1

I'm new to Emacs. I'm trying to use the outline-mode with a specific requirement. I would like to have the number 1 corresponding to the level 1, the number 2 corresponding to level 2 and so on:

1keyword_a(first level)
2sub_keyword_aa(second level)
2sub_keyword_ab(second level)
3sub_sub_keyword_aba(third level)

1keyword_b(first level)
2sub_keyword_ba(second level)
3sub_sub_keyword_baa(third level)

I understand that outline levels works with the length of the match but I'm wondering whether my requirement is possible?

2

Drew already gave you the link to Outline Format in his answer. There follows a simple application example. You can copy the stuff into the *scratch*-buffer and call M-x eval-buffer RET.

(defcustom my-outline-regexp "\\([0-9]+\\)"
  "Regular expression to match the beginning of a heading with numbered level."
  :type 'regexp
  :group 'outline)

(defun my-outline-level ()
  "Return the outline level according to `my-outline-regexp'."
  (string-to-number (match-string 1)))

(define-derived-mode my-outline-mode outline-mode "myOutline"
  "Outline mode with numbered levels."
  (setq-local outline-regexp my-outline-regexp)
  (setq-local outline-level #'my-outline-level))

Afterwards it works as you describe it on a buffer with following content if you activate the major mode, e.g., with M-x my-outline-mode RET.

1keyword_a(first level)
2sub_keyword_aa(second level)
2sub_keyword_ab(second level)
3sub_sub_keyword_aba(third level)

1keyword_b(first level)
2sub_keyword_ba(second level)
3sub_sub_keyword_baa(third level)

If you really want to keep my-outline-mode you can copy the elisp code into your init file.

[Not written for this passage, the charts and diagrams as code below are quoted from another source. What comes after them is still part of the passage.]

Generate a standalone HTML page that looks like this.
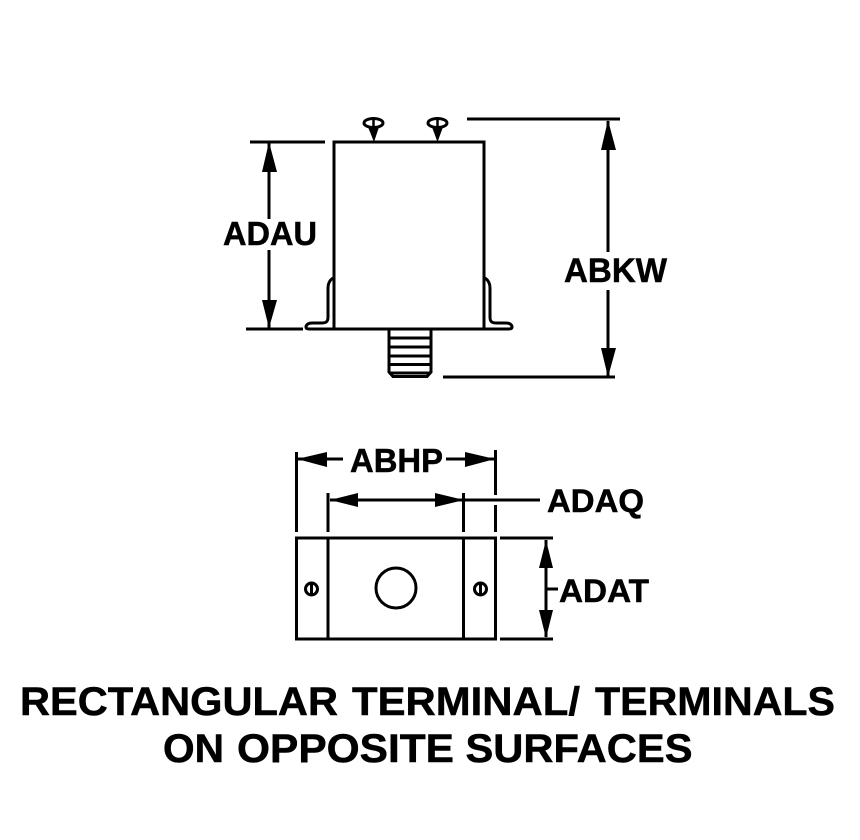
<!DOCTYPE html>
<html><head><meta charset="utf-8"><style>html,body{margin:0;padding:0;background:#fff}svg{display:block}text{font-family:"Liberation Sans",Arial,sans-serif;font-weight:bold;fill:#000;stroke:#000;stroke-width:.5}</style></head>
<body>
<svg width="860" height="840" viewBox="0 0 860 840" xmlns="http://www.w3.org/2000/svg" shape-rendering="crispEdges">
<rect width="860" height="840" fill="#fff"/>
<g stroke="#000" stroke-width="3" fill="none">
<path d="M334 329V142H484V329"/>
<path d="M250 142H325M467 119H620M246 329H303M443 377H615"/>
<rect x="296.500" y="538" width="199" height="101"/>
<path d="M328 538V639M463.500 538V639"/>
<path d="M296.500 452V532M495.500 450V495M495.500 505V532M328 493V532M463.500 493V532"/>
<path d="M500 538H553M500 639H553"/>
<path d="M298 459H343M446 459H494M330 500H540"/>
<path d="M546 540V637M546 589H558"/>
<path d="M269 143V219M269 250V328M608 121V252M608 290V377"/>
</g>
<g shape-rendering="auto">
<g stroke="#000" stroke-width="3" fill="none">
<path d="M333 278C330 280 328 283 328 288V317C328 322 326 323 321 323H312C308 323 306 325 306 327C306 329 308 329 310 329H508C510 329 512 329 512 327C512 325 510 323 506 323H497C492 323 490 322 490 317V288C490 283 488 280 485 278"/>
<path d="M389 329V372L393 376.500H427L431 372V329"/>
<path d="M389 338H431M389 347H431M389 356H431M389 364.500H431M389 373H431"/>
<circle cx="396" cy="588" r="20"/>
<circle cx="311.500" cy="589" r="6"/>
<circle cx="480.500" cy="589" r="6"/>
<path d="M311.500 583V595M480.500 583V595"/>
<ellipse cx="373.500" cy="123" rx="9.500" ry="4.500"/>
<ellipse cx="437.500" cy="123" rx="9.500" ry="4.500"/>
<path d="M373.500 118V128M437.500 118V128" stroke-width="2.500"/>
</g>
<g fill="#000">
<path d="M368 127H379L374 142ZM432 127H443L437.500 142Z"/>
<path d="M269 142L262 172H277ZM269 328L262 300H277Z"/>
<path d="M608 120L601 150H616ZM608 377L601 348H616Z"/>
<path d="M297 459L327 452V467ZM495 459L465 452V467Z"/>
<path d="M330 500L358 493V507ZM464 500L435 493V507Z"/>
<path d="M546 540L539 568H553ZM546 638L539 610H553Z"/>
</g>
<text x="223" y="245" font-size="33" textLength="94" lengthAdjust="spacingAndGlyphs">ADAU</text>
<text x="564" y="282" font-size="34" textLength="103" lengthAdjust="spacingAndGlyphs">ABKW</text>
<text x="350" y="472" font-size="33" textLength="93" lengthAdjust="spacingAndGlyphs">ABHP</text>
<text x="547" y="512" font-size="32" textLength="97" lengthAdjust="spacingAndGlyphs">ADAQ</text>
<text x="559" y="602" font-size="32" textLength="90" lengthAdjust="spacingAndGlyphs">ADAT</text>
<text x="20" y="715" font-size="40" textLength="318" lengthAdjust="spacingAndGlyphs">RECTANGULAR</text>
<text x="352" y="715" font-size="40" textLength="228" lengthAdjust="spacingAndGlyphs">TERMINAL/</text>
<text x="595" y="715" font-size="40" textLength="240" lengthAdjust="spacingAndGlyphs">TERMINALS</text>
<text x="163" y="762" font-size="40" textLength="61" lengthAdjust="spacingAndGlyphs">ON</text>
<text x="237" y="762" font-size="40" textLength="217" lengthAdjust="spacingAndGlyphs">OPPOSITE</text>
<text x="465.500" y="762" font-size="40" textLength="227" lengthAdjust="spacingAndGlyphs">SURFACES</text>
</g>
</svg>
</body></html>
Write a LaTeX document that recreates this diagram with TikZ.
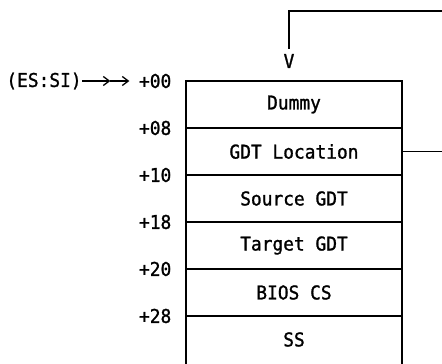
\documentclass[tikz,border=0pt]{standalone}
\usepackage{fontspec}
\setmonofont[FakeStretch=0.94,FakeBold=1.2]{DejaVu Sans Mono}
\usetikzlibrary{arrows.meta,positioning}

\begin{document}
\begin{tikzpicture}[
  x=1pt, y=1pt,
  font=\ttfamily\fontsize{19}{21}\selectfont,
  line width=1.4pt,
  %% ─── styles ───────────────────────────────────────────
  row/.style={
    draw=black, minimum width=216pt, minimum height=47pt,
    inner sep=0pt, outer sep=0pt},
  lastrow/.style={row, minimum height=70pt},
  offset/.style={inner sep=0pt},
  vmark/.style={inner sep=4pt},
  arr/.style={-{Straight Barb[length=6pt,width=9pt]}, line width=1.3pt},
  link/.style={line width=1.4pt}
]
  \useasboundingbox (0,0) rectangle (442,364);

  %% ═══════════════════════════════════════════════════════
  %%  descriptor table (stacked rows)
  %% ═══════════════════════════════════════════════════════
  \node[row] (dummy) at (294,259.5) {Dummy};
  \node[row, below=0pt of dummy] (gdt) {GDT Location};
  \node[row, below=0pt of gdt] (src) {Source GDT};
  \node[row, below=0pt of src] (tgt) {Target GDT};
  \node[row, below=0pt of tgt] (bioscs) {BIOS CS};
  \node[lastrow, anchor=north] (ss) at (bioscs.south) {};
  \node at ([yshift=-23.5pt]bioscs.south) {SS};

  %% ── offsets (left column) ─────────────────────────────
  \node[offset, left=14pt of dummy.north west] (off00) {+00};
  \node[offset, left=14pt of gdt.north west] (off08) {+08};
  \node[offset, left=14pt of src.north west] (off10) {+10};
  \node[offset, left=14pt of tgt.north west] (off18) {+18};
  \node[offset, left=14pt of bioscs.north west] (off20) {+20};
  \node[offset, left=14pt of ss.north west] (off28) {+28};

  %% ── ES:SI pointer ─────────────────────────────────────
  \node[offset, left=56pt of off00] (esi) {(ES:SI)};
  \coordinate (mid) at ([xshift=28pt]esi.east);
  \draw[arr] (esi.east) -- (mid);
  \draw[arr] (mid) -- ([xshift=-9pt]off00.west);

  %% ═══════════════════════════════════════════════════════
  %%  links to the GDT (leave the page on the right)
  %% ═══════════════════════════════════════════════════════
  \node[vmark] (vhead) at (289,303) {V};
  \coordinate (feedin) at (442,353);
  \draw[link] (feedin) -| (vhead.north);

  \coordinate (gdtout) at (442,212.5);
  \draw[link] (gdt.east) -- (gdtout);

\end{tikzpicture}
\end{document}
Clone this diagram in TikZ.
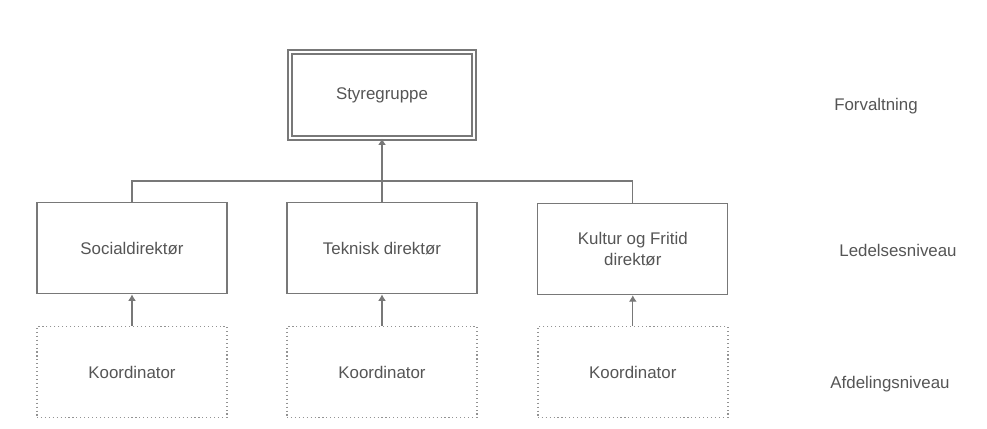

  • Waou! Thanks a lot. Exactly what I was looking for. It works. Just need now a liitle bit of time to understand everything. Thanks Drew and Tobias. – Alain Guillaume Apr 11 '18 at 7:59
0

Not too clear what you're asking. Are you asking how to use 1 instead of *, 2 instead of **, and so on? If so, have a look at variable outline-regexp. C-h v tells you:

Regular expression to match the beginning of a heading. Any line whose beginning matches this regexp is considered to start a heading. Note that Outline mode only checks this regexp at the start of a line, so the regexp need not (and usually does not) start with ^. The recommended way to set this is with a Local Variables: list in the file it applies to. See also outline-heading-end-regexp.

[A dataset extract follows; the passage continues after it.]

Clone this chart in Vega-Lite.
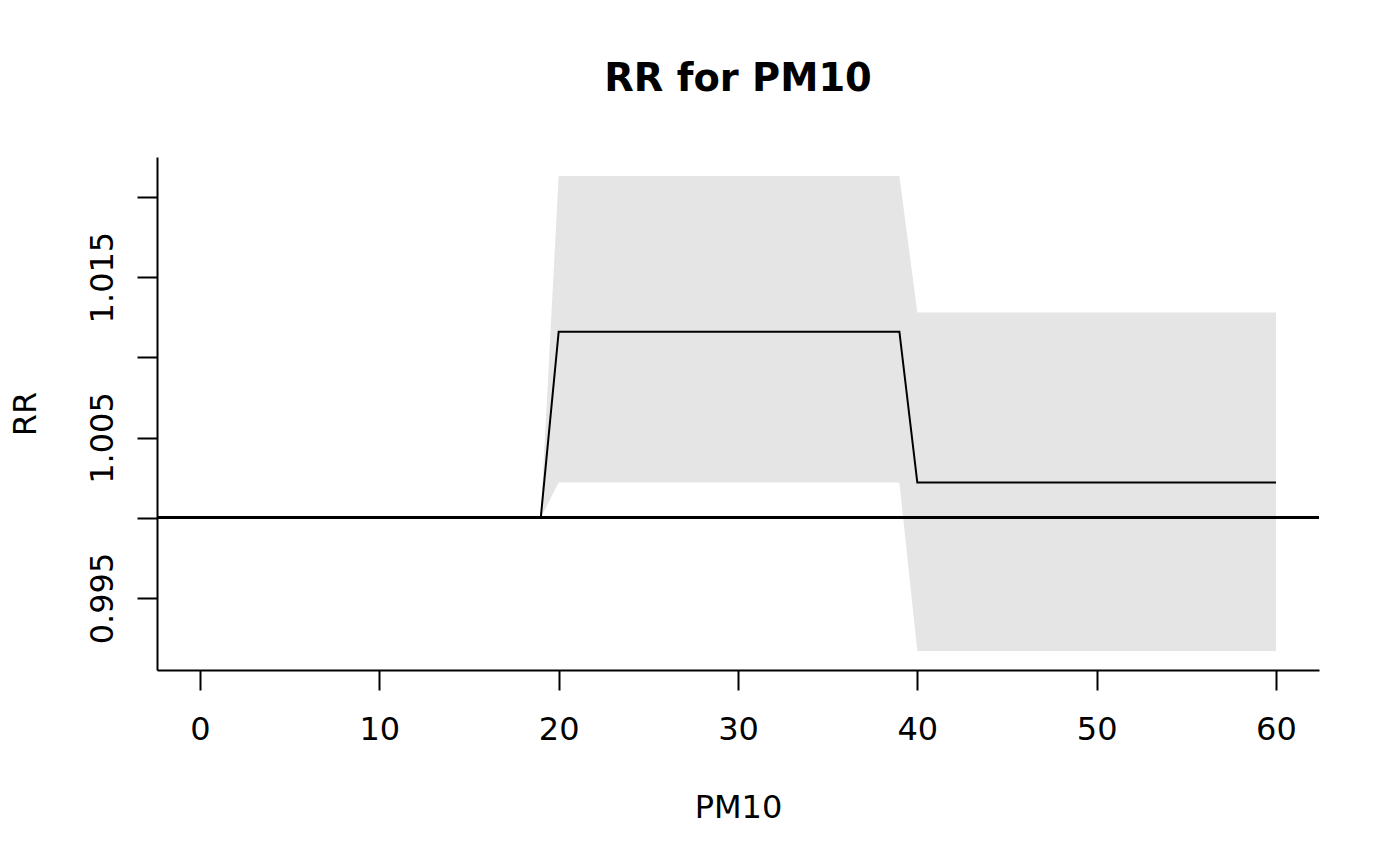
{
  "$schema": "https://vega.github.io/schema/vega-lite/v6.json",
  "width": 1162,
  "height": 513,
  "autosize": {"type": "none"},
  "padding": {"left": 157, "top": 157, "right": 81, "bottom": 196},
  "background": "white",
  "title": {
    "text": "RR for PM10",
    "font": "DejaVu Sans",
    "fontSize": 38.4,
    "fontWeight": "bold",
    "color": "black",
    "anchor": "middle",
    "frame": "group",
    "baseline": "alphabetic",
    "offset": 28
  },
  "config": {
    "view": {"stroke": null},
    "font": "DejaVu Sans",
    "axis": {
      "grid": false,
      "domainColor": "black",
      "domainWidth": 2,
      "tickColor": "black",
      "tickWidth": 2,
      "tickSize": 20,
      "labelFont": "DejaVu Sans",
      "labelFontSize": 32,
      "labelColor": "black",
      "titleFont": "DejaVu Sans",
      "titleFontSize": 32,
      "titleFontWeight": "normal",
      "titleColor": "black",
      "labelOverlap": false,
      "labelFlush": false
    }
  },
  "data": {
    "values": [
      {"pm10": 0, "rr": 1.0, "lo": 1.0, "hi": 1.0},
      {"pm10": 1, "rr": 1.0, "lo": 1.0, "hi": 1.0},
      {"pm10": 2, "rr": 1.0, "lo": 1.0, "hi": 1.0},
      {"pm10": 3, "rr": 1.0, "lo": 1.0, "hi": 1.0},
      {"pm10": 4, "rr": 1.0, "lo": 1.0, "hi": 1.0},
      {"pm10": 5, "rr": 1.0, "lo": 1.0, "hi": 1.0},
      {"pm10": 6, "rr": 1.0, "lo": 1.0, "hi": 1.0},
      {"pm10": 7, "rr": 1.0, "lo": 1.0, "hi": 1.0},
      {"pm10": 8, "rr": 1.0, "lo": 1.0, "hi": 1.0},
      {"pm10": 9, "rr": 1.0, "lo": 1.0, "hi": 1.0},
      {"pm10": 10, "rr": 1.0, "lo": 1.0, "hi": 1.0},
      {"pm10": 11, "rr": 1.0, "lo": 1.0, "hi": 1.0},
      {"pm10": 12, "rr": 1.0, "lo": 1.0, "hi": 1.0},
      {"pm10": 13, "rr": 1.0, "lo": 1.0, "hi": 1.0},
      {"pm10": 14, "rr": 1.0, "lo": 1.0, "hi": 1.0},
      {"pm10": 15, "rr": 1.0, "lo": 1.0, "hi": 1.0},
      {"pm10": 16, "rr": 1.0, "lo": 1.0, "hi": 1.0},
      {"pm10": 17, "rr": 1.0, "lo": 1.0, "hi": 1.0},
      {"pm10": 18, "rr": 1.0, "lo": 1.0, "hi": 1.0},
      {"pm10": 19, "rr": 1.0, "lo": 1.0, "hi": 1.0},
      {"pm10": 20, "rr": 1.0116, "lo": 1.0022, "hi": 1.0213},
      {"pm10": 21, "rr": 1.0116, "lo": 1.0022, "hi": 1.0213},
      {"pm10": 22, "rr": 1.0116, "lo": 1.0022, "hi": 1.0213},
      {"pm10": 23, "rr": 1.0116, "lo": 1.0022, "hi": 1.0213},
      {"pm10": 24, "rr": 1.0116, "lo": 1.0022, "hi": 1.0213},
      {"pm10": 25, "rr": 1.0116, "lo": 1.0022, "hi": 1.0213},
      {"pm10": 26, "rr": 1.0116, "lo": 1.0022, "hi": 1.0213},
      {"pm10": 27, "rr": 1.0116, "lo": 1.0022, "hi": 1.0213},
      {"pm10": 28, "rr": 1.0116, "lo": 1.0022, "hi": 1.0213},
      {"pm10": 29, "rr": 1.0116, "lo": 1.0022, "hi": 1.0213},
      {"pm10": 30, "rr": 1.0116, "lo": 1.0022, "hi": 1.0213},
      {"pm10": 31, "rr": 1.0116, "lo": 1.0022, "hi": 1.0213},
      {"pm10": 32, "rr": 1.0116, "lo": 1.0022, "hi": 1.0213},
      {"pm10": 33, "rr": 1.0116, "lo": 1.0022, "hi": 1.0213},
      {"pm10": 34, "rr": 1.0116, "lo": 1.0022, "hi": 1.0213},
      {"pm10": 35, "rr": 1.0116, "lo": 1.0022, "hi": 1.0213},
      {"pm10": 36, "rr": 1.0116, "lo": 1.0022, "hi": 1.0213},
      {"pm10": 37, "rr": 1.0116, "lo": 1.0022, "hi": 1.0213},
      {"pm10": 38, "rr": 1.0116, "lo": 1.0022, "hi": 1.0213},
      {"pm10": 39, "rr": 1.0116, "lo": 1.0022, "hi": 1.0213},
      {"pm10": 40, "rr": 1.0022, "lo": 0.9917, "hi": 1.0128},
      {"pm10": 41, "rr": 1.0022, "lo": 0.9917, "hi": 1.0128},
      {"pm10": 42, "rr": 1.0022, "lo": 0.9917, "hi": 1.0128},
      {"pm10": 43, "rr": 1.0022, "lo": 0.9917, "hi": 1.0128},
      {"pm10": 44, "rr": 1.0022, "lo": 0.9917, "hi": 1.0128},
      {"pm10": 45, "rr": 1.0022, "lo": 0.9917, "hi": 1.0128},
      {"pm10": 46, "rr": 1.0022, "lo": 0.9917, "hi": 1.0128},
      {"pm10": 47, "rr": 1.0022, "lo": 0.9917, "hi": 1.0128},
      {"pm10": 48, "rr": 1.0022, "lo": 0.9917, "hi": 1.0128},
      {"pm10": 49, "rr": 1.0022, "lo": 0.9917, "hi": 1.0128},
      {"pm10": 50, "rr": 1.0022, "lo": 0.9917, "hi": 1.0128},
      {"pm10": 51, "rr": 1.0022, "lo": 0.9917, "hi": 1.0128},
      {"pm10": 52, "rr": 1.0022, "lo": 0.9917, "hi": 1.0128},
      {"pm10": 53, "rr": 1.0022, "lo": 0.9917, "hi": 1.0128},
      {"pm10": 54, "rr": 1.0022, "lo": 0.9917, "hi": 1.0128},
      {"pm10": 55, "rr": 1.0022, "lo": 0.9917, "hi": 1.0128},
      {"pm10": 56, "rr": 1.0022, "lo": 0.9917, "hi": 1.0128},
      {"pm10": 57, "rr": 1.0022, "lo": 0.9917, "hi": 1.0128},
      {"pm10": 58, "rr": 1.0022, "lo": 0.9917, "hi": 1.0128},
      {"pm10": 59, "rr": 1.0022, "lo": 0.9917, "hi": 1.0128},
      {"pm10": 60, "rr": 1.0022, "lo": 0.9917, "hi": 1.0128}
    ]
  },
  "layer": [
    {
      "mark": {"type": "area", "color": "#E5E5E5", "opacity": 1},
      "encoding": {
        "x": {
          "field": "pm10",
          "type": "quantitative",
          "scale": {"domain": [-2.4, 62.4], "nice": false, "zero": false},
          "axis": {
            "title": "PM10",
            "values": [0, 10, 20, 30, 40, 50, 60],
            "format": "d",
            "labelBaseline": "alphabetic",
            "labelPadding": 49,
            "titleBaseline": "alphabetic",
            "titlePadding": 72
          }
        },
        "y": {
          "field": "lo",
          "type": "quantitative",
          "scale": {"domain": [0.990516, 1.022484], "nice": false, "zero": false},
          "axis": {
            "title": "RR",
            "values": [0.995, 1.0, 1.005, 1.01, 1.015, 1.02],
            "labelExpr": "indexof(['0.995','1.005','1.015'], format(datum.value, '.3f')) >= 0 ? format(datum.value, '.3f') : ''",
            "labelAngle": -90,
            "labelAlign": "center",
            "labelBaseline": "alphabetic",
            "labelPadding": 25,
            "titleAngle": -90,
            "titleBaseline": "alphabetic",
            "titlePadding": 51
          }
        },
        "y2": {"field": "hi"}
      }
    },
    {
      "mark": {"type": "rule", "color": "black", "strokeWidth": 2},
      "encoding": {"y": {"datum": 1.0, "type": "quantitative"}}
    },
    {
      "mark": {"type": "line", "color": "black", "strokeWidth": 2},
      "encoding": {
        "x": {"field": "pm10", "type": "quantitative"},
        "y": {"field": "rr", "type": "quantitative"}
      }
    }
  ]
}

And from the Emacs manual, node Outline Format:

The length of the matching text determines the level of the heading; longer matches make a more deeply nested level. Thus, for example, if a text formatter has commands @chapter, @section and @subsection to divide the document into chapters and sections, you could make those lines count as heading lines by setting outline-regexp to "@chap\\|@\\(sub\\)*section".

Note the trick: the two words chapter and section are equally long, but by defining the regexp to match only chap we ensure that the length of the text matched on a chapter heading is shorter, so that Outline mode will know that sections are contained in chapters. This works as long as no other command starts with @chap.

You can explicitly specify a rule for calculating the level of a heading line by setting the variable outline-level. The value of outline-level should be a function that takes no arguments and returns the level of the current heading. The recommended ways to set this variable are in a major mode command or with a file local variable.